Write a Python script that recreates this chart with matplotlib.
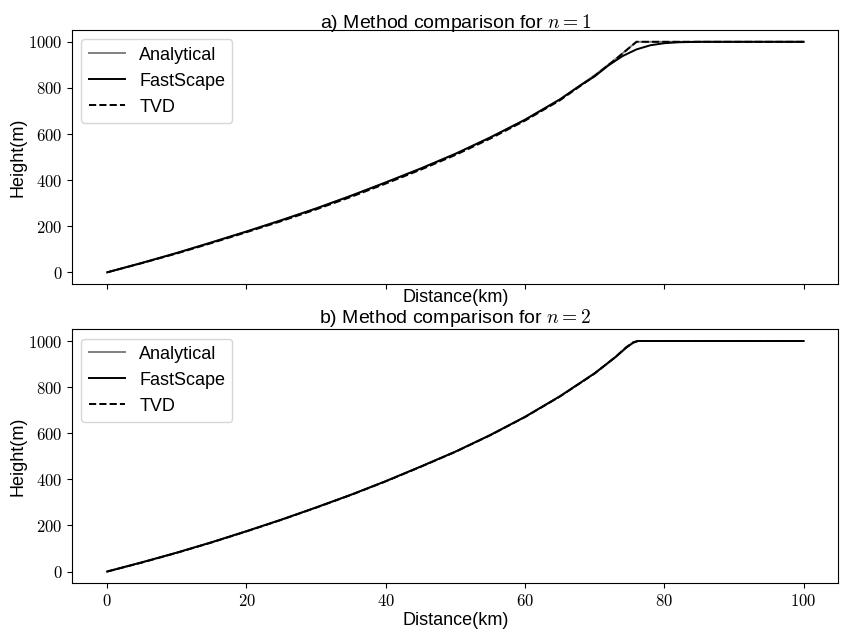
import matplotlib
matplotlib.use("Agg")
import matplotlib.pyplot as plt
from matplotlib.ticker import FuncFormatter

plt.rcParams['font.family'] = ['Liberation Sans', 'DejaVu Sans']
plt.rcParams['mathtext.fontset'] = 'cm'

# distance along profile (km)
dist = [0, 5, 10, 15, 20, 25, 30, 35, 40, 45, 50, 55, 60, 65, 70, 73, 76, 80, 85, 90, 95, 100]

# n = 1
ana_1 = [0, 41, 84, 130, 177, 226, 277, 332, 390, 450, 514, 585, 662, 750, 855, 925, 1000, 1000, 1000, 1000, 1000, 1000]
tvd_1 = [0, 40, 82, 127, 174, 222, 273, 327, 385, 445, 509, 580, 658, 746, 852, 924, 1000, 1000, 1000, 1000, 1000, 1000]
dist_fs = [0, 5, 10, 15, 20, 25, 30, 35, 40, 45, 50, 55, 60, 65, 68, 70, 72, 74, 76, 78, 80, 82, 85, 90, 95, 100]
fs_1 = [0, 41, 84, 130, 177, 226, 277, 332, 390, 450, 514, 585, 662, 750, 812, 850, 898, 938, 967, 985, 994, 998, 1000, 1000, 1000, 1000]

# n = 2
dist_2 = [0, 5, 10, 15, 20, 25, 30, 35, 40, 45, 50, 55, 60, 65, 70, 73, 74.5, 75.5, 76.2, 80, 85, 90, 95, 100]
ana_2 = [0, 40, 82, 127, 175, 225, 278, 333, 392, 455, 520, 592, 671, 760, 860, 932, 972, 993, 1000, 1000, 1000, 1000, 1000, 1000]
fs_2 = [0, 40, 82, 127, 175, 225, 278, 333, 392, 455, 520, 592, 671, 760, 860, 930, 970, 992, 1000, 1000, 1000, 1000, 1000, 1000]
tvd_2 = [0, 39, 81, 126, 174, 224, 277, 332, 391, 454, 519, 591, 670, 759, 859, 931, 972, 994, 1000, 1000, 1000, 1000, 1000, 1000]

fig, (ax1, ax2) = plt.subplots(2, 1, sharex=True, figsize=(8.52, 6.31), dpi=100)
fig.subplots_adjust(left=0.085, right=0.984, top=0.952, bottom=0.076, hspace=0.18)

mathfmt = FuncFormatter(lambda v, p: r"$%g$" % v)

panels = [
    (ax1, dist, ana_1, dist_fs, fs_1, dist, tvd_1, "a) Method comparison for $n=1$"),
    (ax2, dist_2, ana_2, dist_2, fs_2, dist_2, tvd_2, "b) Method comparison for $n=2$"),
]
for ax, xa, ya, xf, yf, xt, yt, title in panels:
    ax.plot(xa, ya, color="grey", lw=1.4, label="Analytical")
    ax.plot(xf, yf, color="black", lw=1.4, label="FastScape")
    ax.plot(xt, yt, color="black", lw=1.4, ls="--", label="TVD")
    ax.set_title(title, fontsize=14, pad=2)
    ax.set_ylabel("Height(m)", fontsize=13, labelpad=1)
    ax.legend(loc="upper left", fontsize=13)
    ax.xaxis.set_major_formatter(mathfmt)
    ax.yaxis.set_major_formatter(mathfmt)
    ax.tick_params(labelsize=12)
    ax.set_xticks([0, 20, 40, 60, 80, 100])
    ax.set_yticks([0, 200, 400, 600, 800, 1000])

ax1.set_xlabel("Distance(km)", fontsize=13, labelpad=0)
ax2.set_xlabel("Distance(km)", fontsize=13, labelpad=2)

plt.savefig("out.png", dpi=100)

§ WHAT TO WORK ON
Exactly as they appear, print the lines of the listing above from its first line through the line that contains "76, 80, 85, 90, 95, 100]", minus the pictures.

§ WRITTEN SOLUTION
Write a Python script that recreates this chart with matplotlib.
import matplotlib
matplotlib.use("Agg")
import matplotlib.pyplot as plt
from matplotlib.ticker import FuncFormatter

plt.rcParams['font.family'] = ['Liberation Sans', 'DejaVu Sans']
plt.rcParams['mathtext.fontset'] = 'cm'

# distance along profile (km)
dist = [0, 5, 10, 15, 20, 25, 30, 35, 40, 45, 50, 55, 60, 65, 70, 73, 76, 80, 85, 90, 95, 100]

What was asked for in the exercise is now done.